WR vom 12.12.200 Spuren des Alltags in Worte gefasst 40 Interessierte lauschten im Nachtcafe´ den Kurzgeschichten des jungen Plettenberger Autors
Plettenberg. (nin) "Beratung, Verkauf, Geschlossen", "Bahnhofsmusik", "Der Freudentag vor dem Hochzeitstag" und "Grablichtersturm" - vier vielversprechende Kurzgeschichten, die die Besucher des Nachtcafes im Dietrich-Bonhoeffer-Haus am Freitagabend hörten.
Provozierend und nachdenklich machend blieben die Kurzgeschichten des jungen Plettenberger Autors Martin Peter Becker in den Köpfen der Zuhörer hängen. Mit großem Erfolg gab der 19-Jährige bei seiner ersten öffentlichen Lesung einen Überblick über seine ersten Werke. Rund 40 Interessierte - viel mehr, als Becker im Vorfeld erwartet hatte - lauschten dem Schüler der Stufe 13 am Albert-Schweitzer-Gymnasium, der im kommenden Jahr sein Abitur machen möchte.
Eine alte verwirrte Frau, ein Mann, der sich umbringen will, eine junge Braut kurz vor ihrem großen Tag und ein Paar, das sich vornehmlich am Friedhof trifft. Die vier Geschichten zeigten die Schicksale von Menschen auf, die sich in ihrer Welt nicht mehr zurecht finden oder unwohl fühlen.

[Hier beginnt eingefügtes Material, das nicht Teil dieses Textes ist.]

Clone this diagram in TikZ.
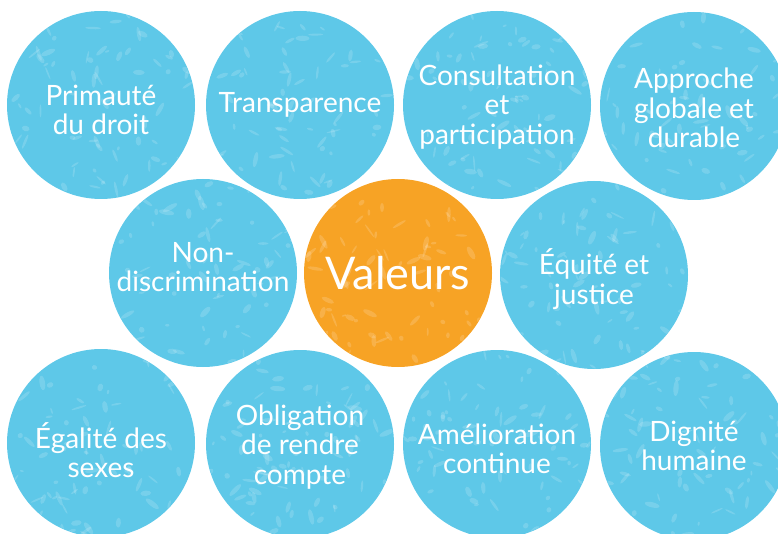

In der ersten Geschichte des Abends, "Beratung, Verkauf, Geschlossen", kommt ein alter Mann in eine Apotheke, er möchte sich umbringen. Erfreut über den Einbruch in die tägliche Routine braut die Apothekerin ein Mittelchen. "Auf Wiedersehen!", verabschiedet sie sich von dem Mann. Eine alte Malerin ist die Hauptfigur in "Bahnhofsmusik". Sie möchte ihren Mann vom Bahnhof abholen. Auf dem Weg dorthin erlebt sie einige Stationen ihres Lebens noch einmal. Im Bahnhof angekommen, wird sie von der Polizei festgenommen und nach Hause gebracht. Am nächsten Tag liest sie eine Anzeige in der Zeitung: "Frau verhinderte Sprengung des alten Bahnhofs, der schon 20 Jahre nicht mehr benutzt wird."

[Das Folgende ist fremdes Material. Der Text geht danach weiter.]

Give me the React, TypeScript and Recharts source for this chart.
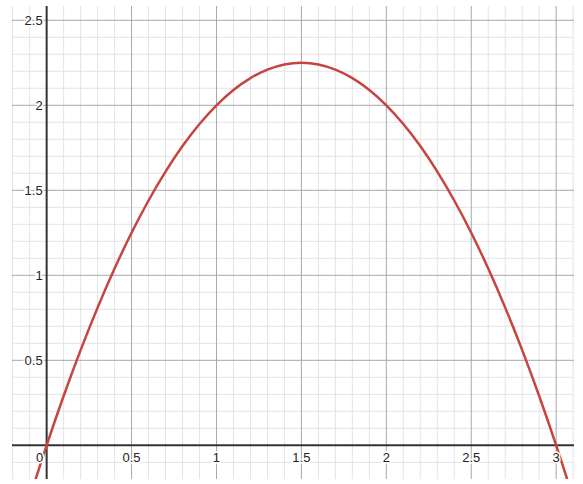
import { LineChart, Line, XAxis, YAxis, ReferenceLine, ReferenceDot } from "recharts";

// points
const xs = [-0.2, -0.1, 0, 0.1, 0.2, 0.3, 0.4, 0.5, 0.6, 0.7, 0.8, 0.9, 1.0, 1.1, 1.2, 1.3, 1.4, 1.5, 1.6, 1.7, 1.8, 1.9, 2.0, 2.1, 2.2, 2.3, 2.4, 2.5, 2.6, 2.7, 2.8, 2.9, 3.0, 3.1, 3.2];
const ys = [-0.64, -0.31, 0, 0.29, 0.56, 0.81, 1.04, 1.25, 1.44, 1.61, 1.76, 1.89, 2.0, 2.09, 2.16, 2.21, 2.24, 2.25, 2.24, 2.21, 2.16, 2.09, 2.0, 1.89, 1.76, 1.61, 1.44, 1.25, 1.04, 0.81, 0.56, 0.29, 0, -0.31, -0.64];

const minorX = [-0.2, -0.1, 0.1, 0.2, 0.3, 0.4, 0.6, 0.7, 0.8, 0.9, 1.1, 1.2, 1.3, 1.4, 1.6, 1.7, 1.8, 1.9, 2.1, 2.2, 2.3, 2.4, 2.6, 2.7, 2.8, 2.9, 3.1];
const minorY = [-0.1, 0.1, 0.2, 0.3, 0.4, 0.6, 0.7, 0.8, 0.9, 1.1, 1.2, 1.3, 1.4, 1.6, 1.7, 1.8, 1.9, 2.1, 2.2, 2.3, 2.4, 2.6];
const majorX = [0.5, 1, 1.5, 2, 2.5, 3];
const majorY = [0.5, 1, 1.5, 2, 2.5];
const xLabels = ["0.5", "1", "1.5", "2", "2.5", "3"];
const yLabels = ["0.5", "1", "1.5", "2", "2.5"];

const data = xs.map((x, i) => ({ x, y: ys[i] }));

const FONT = "'Liberation Sans', Arial, sans-serif";

const lbl = (text: string, dx: number, dy: number, anchor: "start" | "middle" | "end") =>
  (p: any) => (
    <text x={p.cx + dx} y={p.cy + dy} textAnchor={anchor} dominantBaseline="central"
      fontFamily={FONT} fontSize={13} fill="#222" stroke="#fff" strokeWidth={3} paintOrder="stroke">
      {text}
    </text>
  );

export default function App() {
  return (
    <div style={{ position: "fixed", left: 0, top: 0, width: 583, height: 484, background: "#fff" }}>
      <LineChart width={583} height={484} data={data} margin={{ top: 6, right: 9, left: 12, bottom: 5 }}>
        <XAxis dataKey="x" type="number" domain={[-0.204, 3.105]} allowDataOverflow hide />
        <YAxis type="number" domain={[-0.198, 2.584]} allowDataOverflow hide />

        {minorX.map((v) => <ReferenceLine key={"mx" + v} x={v} stroke="#e4e4e4" strokeWidth={1} />)}
        {minorY.map((v) => <ReferenceLine key={"my" + v} y={v} stroke="#e4e4e4" strokeWidth={1} />)}
        {majorX.map((v) => <ReferenceLine key={"Mx" + v} x={v} stroke="#a8a8a8" strokeWidth={1} />)}
        {majorY.map((v) => <ReferenceLine key={"My" + v} y={v} stroke="#a8a8a8" strokeWidth={1} />)}
        <ReferenceLine x={0} stroke="#333" strokeWidth={2} />
        <ReferenceLine y={0} stroke="#333" strokeWidth={2} />

        <Line dataKey="y" type="monotone" stroke="#c74440" strokeWidth={2.5} dot={false} isAnimationActive={false} />

        {majorX.map((v, i) => (
          <ReferenceDot key={"lx" + v} x={v} y={0} r={0} shape={lbl(xLabels[i], 0, 12, "middle")} />
        ))}
        {majorY.map((v, i) => (
          <ReferenceDot key={"ly" + v} x={0} y={v} r={0} shape={lbl(yLabels[i], -4, 0, "end")} />
        ))}
        <ReferenceDot x={0} y={0} r={0} shape={lbl("0", -7, 12, "middle")} />
      </LineChart>
    </div>
  );
}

Am Abend vor ihrem Hochzeitstag beschäftigt sich eine junge Frau mit ihrem Hochzeitskleid, das sie "Schatz" nennt. Als die Glocken um Mitternacht schlagen geht sie ins Bett, stellt sich schlafend. Dann kommt ihr zukünftiger Ehemann nach Hause. Er schlägt sie öfters. "Freudentag vorbei, jetzt ist Hochzeitstag", lautet der letzte Satz der Geschichte.
Die vierte und wohl abstrakteste Geschichte des Abends handelte von einem Paar, das sich auf dem Friedhof kennenlernt. Nach einigem Hin und Her ist dies auch der Ort, an dem sie sich wieder trennen. Um das "Wissen" bzw. das "Nicht-Wissen" um eine bestimmte Sache drehte sich ihr Leben.
Mit dem Titel "Spuren" hatte Becker den Abend überschrieben. Spuren, Beobachtungen und Ereignisse aus dem Alltag veranlassten ihn, seine Gedanken und Überlegungen in Worte zu fassen; alle Figuren, die in seinen Geschichten vorkommen, existieren wirklich. Soziale Randgruppen aber auch alltägliche Geschehnisse nimmt Becker zum Anlass. Was zunächst als eine Art Tagebuch angefangen hat, verfeinerte der künftige Abiturient nach und nach. Experimente mit Wort und Sprache, das Verfassen verschlüsselter Texte - bald entstanden daraus ganze Kurzgeschichten. Zunächst hielt er sich dabei an sein Vorbild, den großen Autor Franz Kafka. Dann entwickelte Becker aber schnell seinen ganz eigenen Stil.
Mit diesem ersten Schritt an die Öffentlichkeit - einige private Lesungen mit Freunden und Bekannten waren vorausgegangen - erhoffte sich Becker nun eine erste objektive Resonanz. Nächste Projekte des jungen Autors sind die Fertigstellung einer längeren Erzählung und eines Theaterstücks, das er Anfang des kommenden Jahres auch aufführen möchte.